# [Direction]
Copy each line below exactly and leave the pictures out.

# [Data block]

===============

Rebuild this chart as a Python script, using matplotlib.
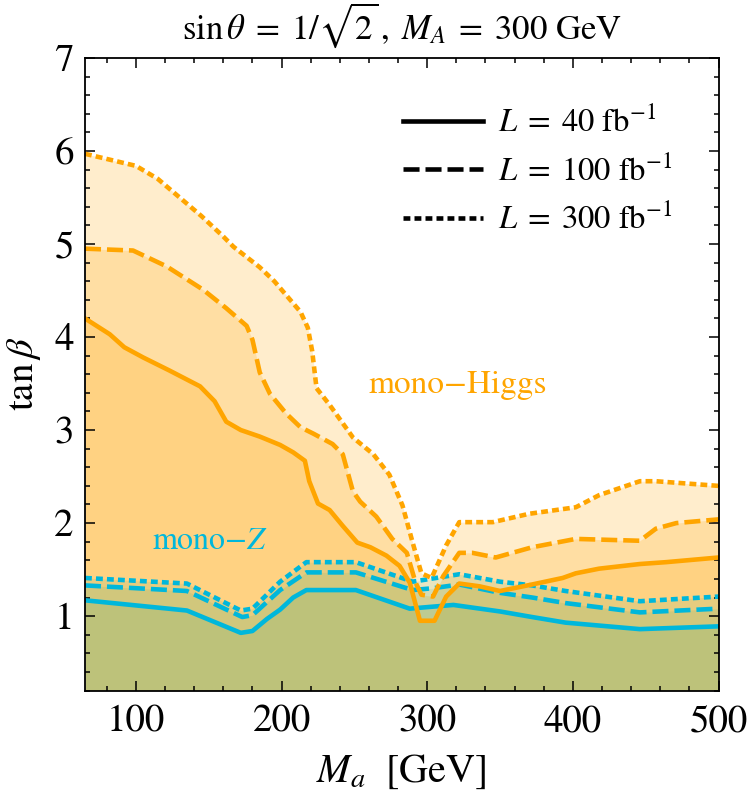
import matplotlib
matplotlib.use("Agg")
import matplotlib.pyplot as plt
from matplotlib.lines import Line2D
from matplotlib.ticker import MultipleLocator

plt.rcParams['font.family'] = ['STIXGeneral', 'DejaVu Serif']
plt.rcParams['mathtext.fontset'] = 'stix'

# ---- data: mono-Higgs (orange) ----
higgs40_x = [65, 82, 92, 105, 123, 144, 154, 162, 172, 185, 199, 208, 216, 219, 225, 233, 242, 252, 261, 272,
             281, 288, 295, 305, 313, 322, 336, 350, 372, 393, 402, 418, 446, 464, 500]
higgs40_y = [4.2, 4.03, 3.89, 3.78, 3.64, 3.47, 3.31, 3.09, 3.0, 2.93, 2.84, 2.76, 2.67, 2.45, 2.21, 2.14, 1.97,
             1.79, 1.74, 1.65, 1.54, 1.36, 0.95, 0.95, 1.21, 1.35, 1.32, 1.27, 1.34, 1.41, 1.46, 1.51, 1.56, 1.58, 1.63]

higgs100_x = [65, 98, 121, 146, 162, 176, 180, 185, 192, 203, 213, 222, 235, 242, 249, 254, 265, 276, 286, 292,
              296, 304, 311, 322, 331, 347, 372, 402, 446, 457, 471, 500]
higgs100_y = [4.95, 4.93, 4.76, 4.51, 4.31, 4.12, 3.97, 3.62, 3.39, 3.18, 3.03, 2.96, 2.85, 2.74, 2.34, 2.23, 2.07,
              1.83, 1.68, 1.36, 1.23, 1.21, 1.43, 1.68, 1.68, 1.63, 1.74, 1.83, 1.81, 1.94, 2.0, 2.04]

higgs300_x = [65, 100, 115, 130, 145, 160, 167, 185, 195, 213, 218, 221, 224, 233, 249, 263, 274, 283, 290, 296,
              303, 313, 322, 345, 370, 402, 418, 446, 457, 500]
higgs300_y = [5.97, 5.84, 5.7, 5.5, 5.3, 5.08, 4.97, 4.75, 4.6, 4.27, 4.1, 3.85, 3.45, 3.27, 2.92, 2.74, 2.52, 2.19,
              1.79, 1.46, 1.41, 1.76, 2.01, 2.01, 2.1, 2.17, 2.3, 2.45, 2.45, 2.4]

# ---- data: mono-Z (cyan) ----
z40_x = [65, 135, 172, 180, 190, 199, 208, 217, 251, 288, 295, 318, 350, 372, 395, 446, 500]
z40_y = [1.17, 1.06, 0.82, 0.84, 0.97, 1.07, 1.2, 1.28, 1.28, 1.08, 1.09, 1.12, 1.05, 0.99, 0.93, 0.86, 0.89]

z100_x = [65, 135, 173, 180, 199, 217, 251, 290, 304, 322, 350, 372, 395, 446, 500]
z100_y = [1.33, 1.27, 0.99, 1.01, 1.28, 1.47, 1.47, 1.28, 1.3, 1.34, 1.25, 1.2, 1.14, 1.04, 1.08]

z300_x = [65, 135, 172, 180, 199, 217, 251, 290, 322, 350, 372, 395, 446, 500]
z300_y = [1.41, 1.35, 1.06, 1.08, 1.37, 1.58, 1.58, 1.37, 1.45, 1.37, 1.33, 1.27, 1.16, 1.21]

lumi_labels = [r"$L\;=\;40\ \mathrm{fb}^{-1}$", r"$L\;=\;100\ \mathrm{fb}^{-1}$", r"$L\;=\;300\ \mathrm{fb}^{-1}$"]

ORANGE = "#FFA500"
CYAN = "#00B7DB"
ORANGE_FILL = (1.0, 0.65, 0.0)
CYAN_FILL = (0.0, 0.60, 0.41)
YMIN, YMAX = 0.2, 7.0

fig = plt.figure(figsize=(7.5, 8.05), dpi=100)
ax = fig.add_axes([0.1133, 0.1422, 0.8447, 0.7858])

# fills
for xs, ys in [(higgs300_x, higgs300_y), (higgs100_x, higgs100_y), (higgs40_x, higgs40_y)]:
    ax.fill_between(xs, YMIN, ys, color=ORANGE_FILL, alpha=0.2, lw=0)
for xs, ys in [(z300_x, z300_y), (z100_x, z100_y), (z40_x, z40_y)]:
    ax.fill_between(xs, YMIN, ys, color=CYAN_FILL, alpha=0.093, lw=0)

solid = dict(ls='-')
dashed = dict(ls=(0, (3.5, 1.3)), dash_capstyle='butt')
dotted = dict(ls=(0, (1.5, 0.9)), dash_capstyle='butt')
LW = 3.3

ax.plot(z40_x, z40_y, color=CYAN, lw=LW, **solid)
ax.plot(z100_x, z100_y, color=CYAN, lw=LW, **dashed)
ax.plot(z300_x, z300_y, color=CYAN, lw=LW, **dotted)
ax.plot(higgs40_x, higgs40_y, color=ORANGE, lw=LW, **solid)
ax.plot(higgs100_x, higgs100_y, color=ORANGE, lw=LW, **dashed)
ax.plot(higgs300_x, higgs300_y, color=ORANGE, lw=LW, **dotted)

ax.set_xlim(65, 500)
ax.set_ylim(YMIN, YMAX)

ax.xaxis.set_major_locator(MultipleLocator(100))
ax.xaxis.set_minor_locator(MultipleLocator(20))
ax.yaxis.set_major_locator(MultipleLocator(1))
ax.yaxis.set_minor_locator(MultipleLocator(0.2))
ax.tick_params(which='both', direction='in', top=True, right=True, width=1.1, labelsize=28)
ax.tick_params(which='major', length=7)
ax.tick_params(which='minor', length=3.8)
ax.tick_params(axis='x', pad=10)
ax.tick_params(axis='y', pad=8)
for s in ax.spines.values():
    s.set_linewidth(1.3)

ax.set_xlabel(r"$M_a\ \ [\mathrm{GeV}]$", fontsize=29, labelpad=10)
ax.set_ylabel(r"$\tan\beta$", fontsize=28, labelpad=8)
ax.set_title(r"$\sin\theta\;=\;1/\sqrt{2}\,,\;M_A\;=\;300\ \mathrm{GeV}$", fontsize=25, pad=14)

ax.text(321, 3.48, "mono\u2212Higgs", color=ORANGE, fontsize=24, ha='center', va='center')
ax.text(151, 1.8, r"mono$-Z$", color=CYAN, fontsize=23, ha='center', va='center')

handles = [Line2D([], [], color='black', lw=LW, **solid),
           Line2D([], [], color='black', lw=LW, **dashed),
           Line2D([], [], color='black', lw=LW, **dotted)]
ax.legend(handles, lumi_labels, loc='upper left', bbox_to_anchor=(0.502, 0.922), frameon=False,
          borderpad=0, borderaxespad=0,
          fontsize=23.5, handlelength=2.45, handletextpad=0.45, labelspacing=0.5)

fig.savefig("out.png", dpi=100)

===============

# [Response]
Rebuild this chart as a Python script, using matplotlib.
import matplotlib
matplotlib.use("Agg")
import matplotlib.pyplot as plt
from matplotlib.lines import Line2D
from matplotlib.ticker import MultipleLocator

plt.rcParams['font.family'] = ['STIXGeneral', 'DejaVu Serif']
plt.rcParams['mathtext.fontset'] = 'stix'

# ---- data: mono-Higgs (orange) ----
higgs40_x = [65, 82, 92, 105, 123, 144, 154, 162, 172, 185, 199, 208, 216, 219, 225, 233, 242, 252, 261, 272,
             281, 288, 295, 305, 313, 322, 336, 350, 372, 393, 402, 418, 446, 464, 500]
higgs40_y = [4.2, 4.03, 3.89, 3.78, 3.64, 3.47, 3.31, 3.09, 3.0, 2.93, 2.84, 2.76, 2.67, 2.45, 2.21, 2.14, 1.97,
             1.79, 1.74, 1.65, 1.54, 1.36, 0.95, 0.95, 1.21, 1.35, 1.32, 1.27, 1.34, 1.41, 1.46, 1.51, 1.56, 1.58, 1.63]

higgs100_x = [65, 98, 121, 146, 162, 176, 180, 185, 192, 203, 213, 222, 235, 242, 249, 254, 265, 276, 286, 292,
              296, 304, 311, 322, 331, 347, 372, 402, 446, 457, 471, 500]
higgs100_y = [4.95, 4.93, 4.76, 4.51, 4.31, 4.12, 3.97, 3.62, 3.39, 3.18, 3.03, 2.96, 2.85, 2.74, 2.34, 2.23, 2.07,
              1.83, 1.68, 1.36, 1.23, 1.21, 1.43, 1.68, 1.68, 1.63, 1.74, 1.83, 1.81, 1.94, 2.0, 2.04]

higgs300_x = [65, 100, 115, 130, 145, 160, 167, 185, 195, 213, 218, 221, 224, 233, 249, 263, 274, 283, 290, 296,
              303, 313, 322, 345, 370, 402, 418, 446, 457, 500]
higgs300_y = [5.97, 5.84, 5.7, 5.5, 5.3, 5.08, 4.97, 4.75, 4.6, 4.27, 4.1, 3.85, 3.45, 3.27, 2.92, 2.74, 2.52, 2.19,
              1.79, 1.46, 1.41, 1.76, 2.01, 2.01, 2.1, 2.17, 2.3, 2.45, 2.45, 2.4]

# ---- data: mono-Z (cyan) ----
z40_x = [65, 135, 172, 180, 190, 199, 208, 217, 251, 288, 295, 318, 350, 372, 395, 446, 500]
z40_y = [1.17, 1.06, 0.82, 0.84, 0.97, 1.07, 1.2, 1.28, 1.28, 1.08, 1.09, 1.12, 1.05, 0.99, 0.93, 0.86, 0.89]

z100_x = [65, 135, 173, 180, 199, 217, 251, 290, 304, 322, 350, 372, 395, 446, 500]
z100_y = [1.33, 1.27, 0.99, 1.01, 1.28, 1.47, 1.47, 1.28, 1.3, 1.34, 1.25, 1.2, 1.14, 1.04, 1.08]

z300_x = [65, 135, 172, 180, 199, 217, 251, 290, 322, 350, 372, 395, 446, 500]
z300_y = [1.41, 1.35, 1.06, 1.08, 1.37, 1.58, 1.58, 1.37, 1.45, 1.37, 1.33, 1.27, 1.16, 1.21]

lumi_labels = [r"$L\;=\;40\ \mathrm{fb}^{-1}$", r"$L\;=\;100\ \mathrm{fb}^{-1}$", r"$L\;=\;300\ \mathrm{fb}^{-1}$"]

ORANGE = "#FFA500"
CYAN = "#00B7DB"
ORANGE_FILL = (1.0, 0.65, 0.0)
CYAN_FILL = (0.0, 0.60, 0.41)
YMIN, YMAX = 0.2, 7.0

fig = plt.figure(figsize=(7.5, 8.05), dpi=100)
ax = fig.add_axes([0.1133, 0.1422, 0.8447, 0.7858])

# fills
for xs, ys in [(higgs300_x, higgs300_y), (higgs100_x, higgs100_y), (higgs40_x, higgs40_y)]:
    ax.fill_between(xs, YMIN, ys, color=ORANGE_FILL, alpha=0.2, lw=0)
for xs, ys in [(z300_x, z300_y), (z100_x, z100_y), (z40_x, z40_y)]:
    ax.fill_between(xs, YMIN, ys, color=CYAN_FILL, alpha=0.093, lw=0)

solid = dict(ls='-')
dashed = dict(ls=(0, (3.5, 1.3)), dash_capstyle='butt')
dotted = dict(ls=(0, (1.5, 0.9)), dash_capstyle='butt')
LW = 3.3

ax.plot(z40_x, z40_y, color=CYAN, lw=LW, **solid)
ax.plot(z100_x, z100_y, color=CYAN, lw=LW, **dashed)
ax.plot(z300_x, z300_y, color=CYAN, lw=LW, **dotted)
ax.plot(higgs40_x, higgs40_y, color=ORANGE, lw=LW, **solid)
ax.plot(higgs100_x, higgs100_y, color=ORANGE, lw=LW, **dashed)
ax.plot(higgs300_x, higgs300_y, color=ORANGE, lw=LW, **dotted)

ax.set_xlim(65, 500)
ax.set_ylim(YMIN, YMAX)

ax.xaxis.set_major_locator(MultipleLocator(100))
ax.xaxis.set_minor_locator(MultipleLocator(20))
ax.yaxis.set_major_locator(MultipleLocator(1))
ax.yaxis.set_minor_locator(MultipleLocator(0.2))
ax.tick_params(which='both', direction='in', top=True, right=True, width=1.1, labelsize=28)
ax.tick_params(which='major', length=7)
ax.tick_params(which='minor', length=3.8)
ax.tick_params(axis='x', pad=10)
ax.tick_params(axis='y', pad=8)
for s in ax.spines.values():
    s.set_linewidth(1.3)

ax.set_xlabel(r"$M_a\ \ [\mathrm{GeV}]$", fontsize=29, labelpad=10)
ax.set_ylabel(r"$\tan\beta$", fontsize=28, labelpad=8)
ax.set_title(r"$\sin\theta\;=\;1/\sqrt{2}\,,\;M_A\;=\;300\ \mathrm{GeV}$", fontsize=25, pad=14)

ax.text(321, 3.48, "mono\u2212Higgs", color=ORANGE, fontsize=24, ha='center', va='center')
ax.text(151, 1.8, r"mono$-Z$", color=CYAN, fontsize=23, ha='center', va='center')

handles = [Line2D([], [], color='black', lw=LW, **solid),
           Line2D([], [], color='black', lw=LW, **dashed),
           Line2D([], [], color='black', lw=LW, **dotted)]
ax.legend(handles, lumi_labels, loc='upper left', bbox_to_anchor=(0.502, 0.922), frameon=False,
          borderpad=0, borderaxespad=0,
          fontsize=23.5, handlelength=2.45, handletextpad=0.45, labelspacing=0.5)

fig.savefig("out.png", dpi=100)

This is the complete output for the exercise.